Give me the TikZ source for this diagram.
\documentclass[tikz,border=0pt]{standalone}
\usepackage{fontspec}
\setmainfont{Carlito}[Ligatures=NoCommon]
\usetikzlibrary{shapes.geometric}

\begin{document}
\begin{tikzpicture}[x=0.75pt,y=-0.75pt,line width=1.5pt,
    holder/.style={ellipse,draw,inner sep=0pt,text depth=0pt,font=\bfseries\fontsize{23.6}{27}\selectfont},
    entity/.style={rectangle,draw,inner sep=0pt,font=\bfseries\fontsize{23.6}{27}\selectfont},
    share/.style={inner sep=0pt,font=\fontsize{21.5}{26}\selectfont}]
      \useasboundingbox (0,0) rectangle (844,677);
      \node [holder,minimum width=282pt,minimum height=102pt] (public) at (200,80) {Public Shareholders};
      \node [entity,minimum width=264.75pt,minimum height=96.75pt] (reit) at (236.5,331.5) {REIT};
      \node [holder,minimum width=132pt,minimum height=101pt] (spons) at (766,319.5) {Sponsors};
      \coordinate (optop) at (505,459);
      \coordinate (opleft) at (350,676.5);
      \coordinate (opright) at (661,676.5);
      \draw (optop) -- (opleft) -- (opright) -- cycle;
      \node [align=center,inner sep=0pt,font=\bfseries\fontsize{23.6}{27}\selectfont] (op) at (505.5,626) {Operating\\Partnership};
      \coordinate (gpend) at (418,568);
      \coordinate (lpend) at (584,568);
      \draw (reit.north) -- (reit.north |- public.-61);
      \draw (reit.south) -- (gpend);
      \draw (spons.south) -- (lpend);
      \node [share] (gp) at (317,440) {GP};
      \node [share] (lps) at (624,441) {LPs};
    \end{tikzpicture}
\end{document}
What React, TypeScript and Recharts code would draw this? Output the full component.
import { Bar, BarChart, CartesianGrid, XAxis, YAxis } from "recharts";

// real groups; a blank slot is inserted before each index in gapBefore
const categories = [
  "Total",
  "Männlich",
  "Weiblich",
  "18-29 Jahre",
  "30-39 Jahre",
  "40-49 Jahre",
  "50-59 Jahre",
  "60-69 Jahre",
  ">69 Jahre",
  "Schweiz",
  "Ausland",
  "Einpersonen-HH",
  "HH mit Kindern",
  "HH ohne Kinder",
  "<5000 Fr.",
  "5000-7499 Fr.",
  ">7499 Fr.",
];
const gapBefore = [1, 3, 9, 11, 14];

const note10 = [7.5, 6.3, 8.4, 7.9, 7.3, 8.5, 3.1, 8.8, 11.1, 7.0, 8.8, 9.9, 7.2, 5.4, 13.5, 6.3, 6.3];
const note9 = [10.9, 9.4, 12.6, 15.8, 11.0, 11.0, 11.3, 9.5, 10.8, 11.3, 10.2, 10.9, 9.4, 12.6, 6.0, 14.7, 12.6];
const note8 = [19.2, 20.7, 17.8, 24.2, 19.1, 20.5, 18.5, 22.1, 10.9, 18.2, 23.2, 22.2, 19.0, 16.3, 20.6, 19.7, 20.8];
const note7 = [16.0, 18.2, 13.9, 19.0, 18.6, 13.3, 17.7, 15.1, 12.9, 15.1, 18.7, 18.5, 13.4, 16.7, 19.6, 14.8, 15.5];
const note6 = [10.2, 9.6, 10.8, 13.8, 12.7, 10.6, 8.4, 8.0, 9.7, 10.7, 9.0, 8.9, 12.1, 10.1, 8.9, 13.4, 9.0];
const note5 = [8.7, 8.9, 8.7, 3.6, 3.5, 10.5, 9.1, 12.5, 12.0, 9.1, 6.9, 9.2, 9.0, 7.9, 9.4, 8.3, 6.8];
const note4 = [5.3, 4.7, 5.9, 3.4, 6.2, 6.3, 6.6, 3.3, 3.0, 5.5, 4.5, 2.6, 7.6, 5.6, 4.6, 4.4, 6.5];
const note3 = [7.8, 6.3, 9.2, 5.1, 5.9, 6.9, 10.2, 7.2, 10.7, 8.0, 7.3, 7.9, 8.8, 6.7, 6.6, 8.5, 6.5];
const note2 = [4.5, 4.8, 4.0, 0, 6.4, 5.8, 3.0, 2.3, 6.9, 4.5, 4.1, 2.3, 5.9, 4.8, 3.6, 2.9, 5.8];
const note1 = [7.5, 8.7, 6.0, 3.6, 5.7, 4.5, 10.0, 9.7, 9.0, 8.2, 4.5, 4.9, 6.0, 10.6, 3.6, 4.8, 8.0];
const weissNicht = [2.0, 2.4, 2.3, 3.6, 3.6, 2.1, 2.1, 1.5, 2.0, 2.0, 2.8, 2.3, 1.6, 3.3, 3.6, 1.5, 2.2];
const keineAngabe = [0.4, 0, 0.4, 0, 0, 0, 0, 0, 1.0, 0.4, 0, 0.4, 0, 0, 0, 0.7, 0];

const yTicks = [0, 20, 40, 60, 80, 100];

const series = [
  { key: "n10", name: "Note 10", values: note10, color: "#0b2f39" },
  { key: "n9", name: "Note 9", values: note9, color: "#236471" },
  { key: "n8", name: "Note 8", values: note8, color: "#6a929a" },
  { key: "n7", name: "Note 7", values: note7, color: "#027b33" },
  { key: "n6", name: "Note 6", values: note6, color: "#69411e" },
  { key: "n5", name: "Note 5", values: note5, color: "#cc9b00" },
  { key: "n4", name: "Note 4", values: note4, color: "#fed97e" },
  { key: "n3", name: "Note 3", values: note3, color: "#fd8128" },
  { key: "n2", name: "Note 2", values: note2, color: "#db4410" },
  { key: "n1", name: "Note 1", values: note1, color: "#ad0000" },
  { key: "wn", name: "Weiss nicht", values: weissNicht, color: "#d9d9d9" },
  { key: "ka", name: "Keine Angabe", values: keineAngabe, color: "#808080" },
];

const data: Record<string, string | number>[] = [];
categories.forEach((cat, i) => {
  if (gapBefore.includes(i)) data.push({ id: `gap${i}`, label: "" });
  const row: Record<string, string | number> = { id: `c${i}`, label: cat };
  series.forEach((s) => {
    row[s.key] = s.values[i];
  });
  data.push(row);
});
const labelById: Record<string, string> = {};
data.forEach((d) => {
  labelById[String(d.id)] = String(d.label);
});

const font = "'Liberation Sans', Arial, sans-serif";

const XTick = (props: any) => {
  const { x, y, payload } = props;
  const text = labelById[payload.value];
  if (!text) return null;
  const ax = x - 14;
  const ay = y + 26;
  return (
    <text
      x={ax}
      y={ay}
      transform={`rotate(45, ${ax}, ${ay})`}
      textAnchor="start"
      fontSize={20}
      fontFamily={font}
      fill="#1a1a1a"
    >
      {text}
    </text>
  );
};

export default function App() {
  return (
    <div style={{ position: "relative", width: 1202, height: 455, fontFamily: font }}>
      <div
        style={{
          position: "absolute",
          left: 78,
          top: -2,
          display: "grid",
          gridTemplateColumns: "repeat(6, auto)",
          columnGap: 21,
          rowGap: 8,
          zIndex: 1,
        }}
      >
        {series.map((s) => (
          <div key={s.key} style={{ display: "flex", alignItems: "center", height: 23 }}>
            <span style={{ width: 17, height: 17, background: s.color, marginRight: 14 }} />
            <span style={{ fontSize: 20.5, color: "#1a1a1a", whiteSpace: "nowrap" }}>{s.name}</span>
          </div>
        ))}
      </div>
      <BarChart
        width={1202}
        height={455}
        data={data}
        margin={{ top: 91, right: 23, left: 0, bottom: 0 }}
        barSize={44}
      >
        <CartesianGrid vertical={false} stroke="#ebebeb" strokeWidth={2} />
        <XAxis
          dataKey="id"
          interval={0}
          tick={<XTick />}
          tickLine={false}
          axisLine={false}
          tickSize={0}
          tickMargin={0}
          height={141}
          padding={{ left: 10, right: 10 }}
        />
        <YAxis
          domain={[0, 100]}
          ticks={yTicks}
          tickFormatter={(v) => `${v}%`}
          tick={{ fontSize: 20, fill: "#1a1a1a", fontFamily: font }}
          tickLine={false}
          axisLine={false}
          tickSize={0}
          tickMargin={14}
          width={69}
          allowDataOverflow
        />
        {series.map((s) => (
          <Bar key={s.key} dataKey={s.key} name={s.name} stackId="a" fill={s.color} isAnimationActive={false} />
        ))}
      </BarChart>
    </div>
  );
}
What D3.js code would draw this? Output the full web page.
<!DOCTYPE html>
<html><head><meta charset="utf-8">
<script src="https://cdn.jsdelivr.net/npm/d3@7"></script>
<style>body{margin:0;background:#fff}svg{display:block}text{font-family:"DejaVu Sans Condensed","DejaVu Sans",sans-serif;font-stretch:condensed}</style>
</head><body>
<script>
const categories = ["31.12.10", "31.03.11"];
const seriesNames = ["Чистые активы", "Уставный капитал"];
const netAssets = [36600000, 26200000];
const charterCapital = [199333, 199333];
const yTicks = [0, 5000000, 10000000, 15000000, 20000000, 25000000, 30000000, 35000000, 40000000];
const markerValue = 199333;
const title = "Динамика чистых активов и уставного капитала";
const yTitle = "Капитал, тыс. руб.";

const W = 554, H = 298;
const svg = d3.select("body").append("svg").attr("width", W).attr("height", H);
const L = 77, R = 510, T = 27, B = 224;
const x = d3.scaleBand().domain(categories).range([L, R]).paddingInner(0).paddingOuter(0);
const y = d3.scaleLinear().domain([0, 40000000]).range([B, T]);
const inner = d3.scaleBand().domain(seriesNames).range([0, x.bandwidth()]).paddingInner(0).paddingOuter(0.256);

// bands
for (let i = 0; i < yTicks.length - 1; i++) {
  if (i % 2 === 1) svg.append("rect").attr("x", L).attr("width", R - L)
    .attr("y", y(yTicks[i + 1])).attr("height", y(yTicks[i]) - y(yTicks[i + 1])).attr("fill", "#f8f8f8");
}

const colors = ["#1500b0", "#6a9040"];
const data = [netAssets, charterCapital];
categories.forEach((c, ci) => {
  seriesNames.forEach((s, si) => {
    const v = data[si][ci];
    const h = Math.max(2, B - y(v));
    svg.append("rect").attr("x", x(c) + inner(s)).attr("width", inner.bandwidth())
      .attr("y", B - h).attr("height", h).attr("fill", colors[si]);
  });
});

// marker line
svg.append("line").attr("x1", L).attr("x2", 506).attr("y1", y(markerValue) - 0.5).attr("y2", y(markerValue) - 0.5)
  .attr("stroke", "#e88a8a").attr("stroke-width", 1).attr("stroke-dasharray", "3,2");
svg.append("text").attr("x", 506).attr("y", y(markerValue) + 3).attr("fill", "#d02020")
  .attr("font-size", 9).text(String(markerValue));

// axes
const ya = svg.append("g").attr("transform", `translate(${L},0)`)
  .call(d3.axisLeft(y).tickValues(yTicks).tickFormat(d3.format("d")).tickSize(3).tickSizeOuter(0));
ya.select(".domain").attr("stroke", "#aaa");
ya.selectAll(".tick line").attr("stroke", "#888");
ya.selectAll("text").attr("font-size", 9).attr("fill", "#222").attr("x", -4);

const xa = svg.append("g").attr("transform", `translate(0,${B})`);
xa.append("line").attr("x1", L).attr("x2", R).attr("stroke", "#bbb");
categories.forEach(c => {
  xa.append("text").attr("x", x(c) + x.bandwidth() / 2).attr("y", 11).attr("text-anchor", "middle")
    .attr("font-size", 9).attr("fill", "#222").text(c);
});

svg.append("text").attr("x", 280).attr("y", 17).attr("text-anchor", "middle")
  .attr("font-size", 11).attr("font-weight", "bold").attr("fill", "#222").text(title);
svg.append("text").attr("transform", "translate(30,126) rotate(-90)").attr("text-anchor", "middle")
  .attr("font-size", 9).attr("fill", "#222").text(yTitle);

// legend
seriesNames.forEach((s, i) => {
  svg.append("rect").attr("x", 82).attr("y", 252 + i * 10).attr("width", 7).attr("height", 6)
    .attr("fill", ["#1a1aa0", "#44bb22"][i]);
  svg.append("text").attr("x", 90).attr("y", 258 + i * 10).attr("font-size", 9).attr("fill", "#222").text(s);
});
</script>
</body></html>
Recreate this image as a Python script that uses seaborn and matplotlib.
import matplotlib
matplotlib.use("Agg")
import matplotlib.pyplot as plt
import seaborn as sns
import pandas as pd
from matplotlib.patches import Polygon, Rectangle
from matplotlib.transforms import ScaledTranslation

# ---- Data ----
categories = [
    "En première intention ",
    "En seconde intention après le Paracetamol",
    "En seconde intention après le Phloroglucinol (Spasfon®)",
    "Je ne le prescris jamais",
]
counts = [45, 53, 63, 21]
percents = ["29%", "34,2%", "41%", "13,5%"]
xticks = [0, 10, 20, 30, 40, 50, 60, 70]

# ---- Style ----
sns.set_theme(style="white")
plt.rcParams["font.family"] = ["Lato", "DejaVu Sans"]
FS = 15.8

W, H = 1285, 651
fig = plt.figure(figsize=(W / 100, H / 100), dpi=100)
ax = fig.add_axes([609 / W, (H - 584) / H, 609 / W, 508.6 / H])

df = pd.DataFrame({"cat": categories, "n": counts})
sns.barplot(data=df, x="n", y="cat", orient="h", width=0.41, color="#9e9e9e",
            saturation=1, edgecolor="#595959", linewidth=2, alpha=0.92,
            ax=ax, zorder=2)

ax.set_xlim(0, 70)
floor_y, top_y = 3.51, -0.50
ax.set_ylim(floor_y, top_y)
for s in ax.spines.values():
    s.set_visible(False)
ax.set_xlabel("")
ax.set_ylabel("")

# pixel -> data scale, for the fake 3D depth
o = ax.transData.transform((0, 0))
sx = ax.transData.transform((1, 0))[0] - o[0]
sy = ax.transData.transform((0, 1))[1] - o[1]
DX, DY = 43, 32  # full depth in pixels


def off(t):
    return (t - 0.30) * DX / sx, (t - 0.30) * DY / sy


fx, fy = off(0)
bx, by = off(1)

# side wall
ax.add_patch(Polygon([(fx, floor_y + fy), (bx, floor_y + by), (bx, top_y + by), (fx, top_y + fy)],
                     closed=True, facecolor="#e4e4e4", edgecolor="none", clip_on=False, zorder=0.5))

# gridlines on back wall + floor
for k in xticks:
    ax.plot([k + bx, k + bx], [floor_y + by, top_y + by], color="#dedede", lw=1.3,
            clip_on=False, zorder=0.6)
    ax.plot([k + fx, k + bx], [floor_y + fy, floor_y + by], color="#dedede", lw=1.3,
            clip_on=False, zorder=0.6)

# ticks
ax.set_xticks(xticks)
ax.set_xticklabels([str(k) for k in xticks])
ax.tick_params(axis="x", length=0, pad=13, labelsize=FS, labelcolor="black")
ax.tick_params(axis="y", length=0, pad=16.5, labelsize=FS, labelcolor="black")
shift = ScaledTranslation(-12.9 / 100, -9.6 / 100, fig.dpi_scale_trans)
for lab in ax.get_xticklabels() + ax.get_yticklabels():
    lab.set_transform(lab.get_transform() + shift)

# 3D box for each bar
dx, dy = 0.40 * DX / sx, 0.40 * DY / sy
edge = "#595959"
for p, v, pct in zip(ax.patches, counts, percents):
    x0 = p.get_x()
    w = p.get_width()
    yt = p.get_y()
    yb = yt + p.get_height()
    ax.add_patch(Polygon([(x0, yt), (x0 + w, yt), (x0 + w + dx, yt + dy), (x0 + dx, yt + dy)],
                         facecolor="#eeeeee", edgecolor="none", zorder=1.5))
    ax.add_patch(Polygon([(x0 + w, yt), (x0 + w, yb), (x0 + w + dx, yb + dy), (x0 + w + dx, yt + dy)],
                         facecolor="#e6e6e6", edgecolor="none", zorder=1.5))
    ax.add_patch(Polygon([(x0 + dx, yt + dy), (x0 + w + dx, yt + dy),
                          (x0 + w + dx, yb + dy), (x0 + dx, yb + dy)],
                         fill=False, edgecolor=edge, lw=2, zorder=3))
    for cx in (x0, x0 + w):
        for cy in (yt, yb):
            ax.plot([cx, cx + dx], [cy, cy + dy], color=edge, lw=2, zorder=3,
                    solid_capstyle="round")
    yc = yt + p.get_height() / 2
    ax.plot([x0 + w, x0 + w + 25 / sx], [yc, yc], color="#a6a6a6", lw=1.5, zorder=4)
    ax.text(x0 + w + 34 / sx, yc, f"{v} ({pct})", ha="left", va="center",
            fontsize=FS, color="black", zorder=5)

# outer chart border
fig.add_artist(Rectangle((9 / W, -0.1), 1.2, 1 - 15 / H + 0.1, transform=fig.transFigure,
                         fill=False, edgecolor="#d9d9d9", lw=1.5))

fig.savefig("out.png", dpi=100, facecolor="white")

· · ·

Tally the lines of the data that contain the string "would" and report the total alone.

2